▶ _PROVIDED MATERIAL_
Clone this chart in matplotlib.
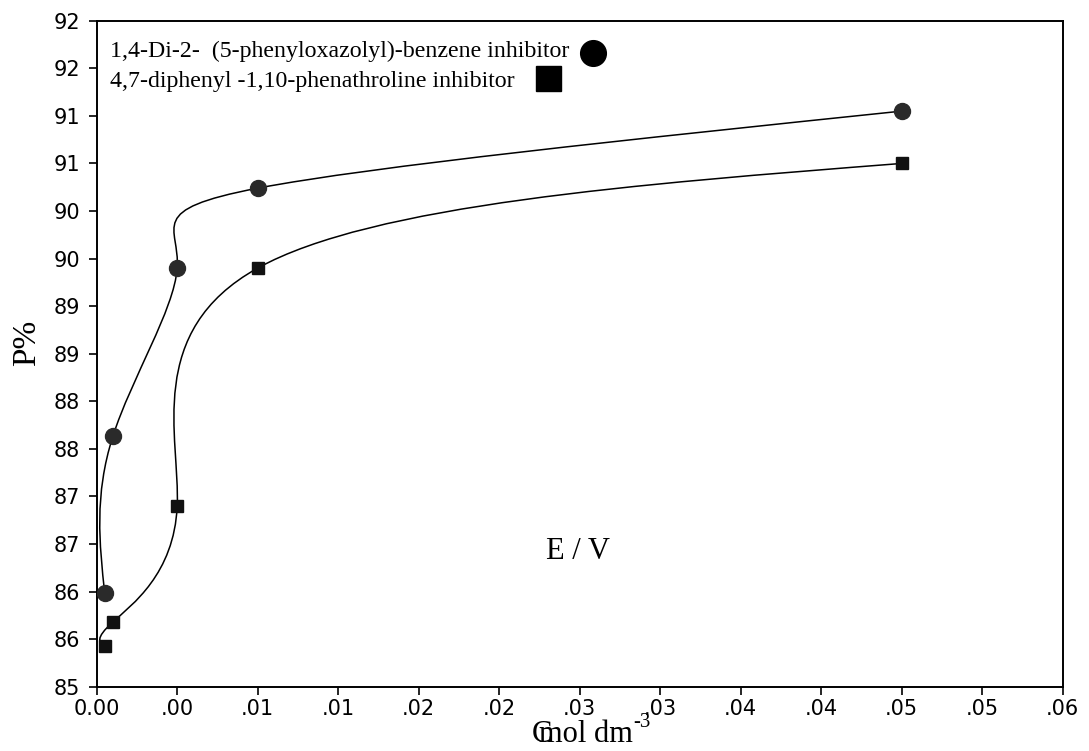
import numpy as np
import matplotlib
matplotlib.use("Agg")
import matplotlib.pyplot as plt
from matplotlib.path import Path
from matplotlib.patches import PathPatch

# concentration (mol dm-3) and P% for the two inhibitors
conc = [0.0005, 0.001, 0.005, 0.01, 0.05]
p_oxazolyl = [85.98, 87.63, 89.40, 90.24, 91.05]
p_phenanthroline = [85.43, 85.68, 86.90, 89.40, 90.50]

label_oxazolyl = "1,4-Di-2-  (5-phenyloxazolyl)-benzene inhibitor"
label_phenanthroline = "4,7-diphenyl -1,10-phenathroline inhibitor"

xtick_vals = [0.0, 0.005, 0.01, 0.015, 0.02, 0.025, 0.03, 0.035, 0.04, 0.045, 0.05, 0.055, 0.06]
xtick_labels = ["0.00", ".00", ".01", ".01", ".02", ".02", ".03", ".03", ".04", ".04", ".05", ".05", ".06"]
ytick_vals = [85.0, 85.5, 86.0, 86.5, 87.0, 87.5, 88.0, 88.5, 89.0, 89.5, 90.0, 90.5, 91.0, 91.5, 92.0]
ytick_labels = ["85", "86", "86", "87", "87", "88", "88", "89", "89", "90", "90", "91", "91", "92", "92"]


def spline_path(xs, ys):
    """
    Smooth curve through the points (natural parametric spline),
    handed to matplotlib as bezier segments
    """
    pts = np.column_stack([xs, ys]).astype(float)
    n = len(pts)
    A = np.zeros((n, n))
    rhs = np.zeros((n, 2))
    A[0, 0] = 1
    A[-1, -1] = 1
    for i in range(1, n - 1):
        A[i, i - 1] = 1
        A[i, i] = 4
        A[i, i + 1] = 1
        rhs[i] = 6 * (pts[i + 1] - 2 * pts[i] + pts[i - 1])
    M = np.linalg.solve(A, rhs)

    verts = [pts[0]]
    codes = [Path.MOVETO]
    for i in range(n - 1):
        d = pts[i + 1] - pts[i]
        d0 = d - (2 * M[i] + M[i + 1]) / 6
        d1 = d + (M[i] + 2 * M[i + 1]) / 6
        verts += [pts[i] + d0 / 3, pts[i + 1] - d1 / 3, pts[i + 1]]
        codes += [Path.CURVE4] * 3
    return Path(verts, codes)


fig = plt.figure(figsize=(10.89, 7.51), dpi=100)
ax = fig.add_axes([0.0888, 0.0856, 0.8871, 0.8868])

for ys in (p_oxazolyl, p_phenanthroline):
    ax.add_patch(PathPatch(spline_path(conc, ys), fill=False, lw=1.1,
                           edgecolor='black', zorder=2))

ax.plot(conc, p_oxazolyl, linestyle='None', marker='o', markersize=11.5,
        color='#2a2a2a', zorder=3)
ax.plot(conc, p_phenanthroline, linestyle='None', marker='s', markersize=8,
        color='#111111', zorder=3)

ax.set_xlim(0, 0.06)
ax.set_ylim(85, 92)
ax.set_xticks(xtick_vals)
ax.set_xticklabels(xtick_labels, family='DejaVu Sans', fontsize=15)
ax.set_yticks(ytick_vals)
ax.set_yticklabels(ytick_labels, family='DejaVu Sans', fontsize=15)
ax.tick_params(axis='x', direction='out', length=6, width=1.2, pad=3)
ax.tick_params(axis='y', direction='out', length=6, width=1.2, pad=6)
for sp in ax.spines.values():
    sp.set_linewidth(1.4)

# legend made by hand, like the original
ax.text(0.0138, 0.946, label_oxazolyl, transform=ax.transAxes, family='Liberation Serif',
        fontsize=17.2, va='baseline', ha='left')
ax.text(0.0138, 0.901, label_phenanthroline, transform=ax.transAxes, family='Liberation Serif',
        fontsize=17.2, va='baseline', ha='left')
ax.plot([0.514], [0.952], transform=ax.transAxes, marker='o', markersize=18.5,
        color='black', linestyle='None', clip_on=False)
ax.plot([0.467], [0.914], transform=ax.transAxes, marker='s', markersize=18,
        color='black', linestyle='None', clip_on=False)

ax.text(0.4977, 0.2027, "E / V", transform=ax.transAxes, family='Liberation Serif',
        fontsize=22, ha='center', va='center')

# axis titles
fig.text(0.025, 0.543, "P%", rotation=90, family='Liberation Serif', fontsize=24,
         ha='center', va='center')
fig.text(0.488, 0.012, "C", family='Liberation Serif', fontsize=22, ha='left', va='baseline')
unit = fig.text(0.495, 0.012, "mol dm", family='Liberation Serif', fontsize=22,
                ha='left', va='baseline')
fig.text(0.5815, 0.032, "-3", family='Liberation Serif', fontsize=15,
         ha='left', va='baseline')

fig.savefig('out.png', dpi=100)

▶ _CHALLENGE_
Count how many lines above include the word "matplotlib" and answer with that figure only.

▶ _SOLUTION TO THE PROBLEM_
7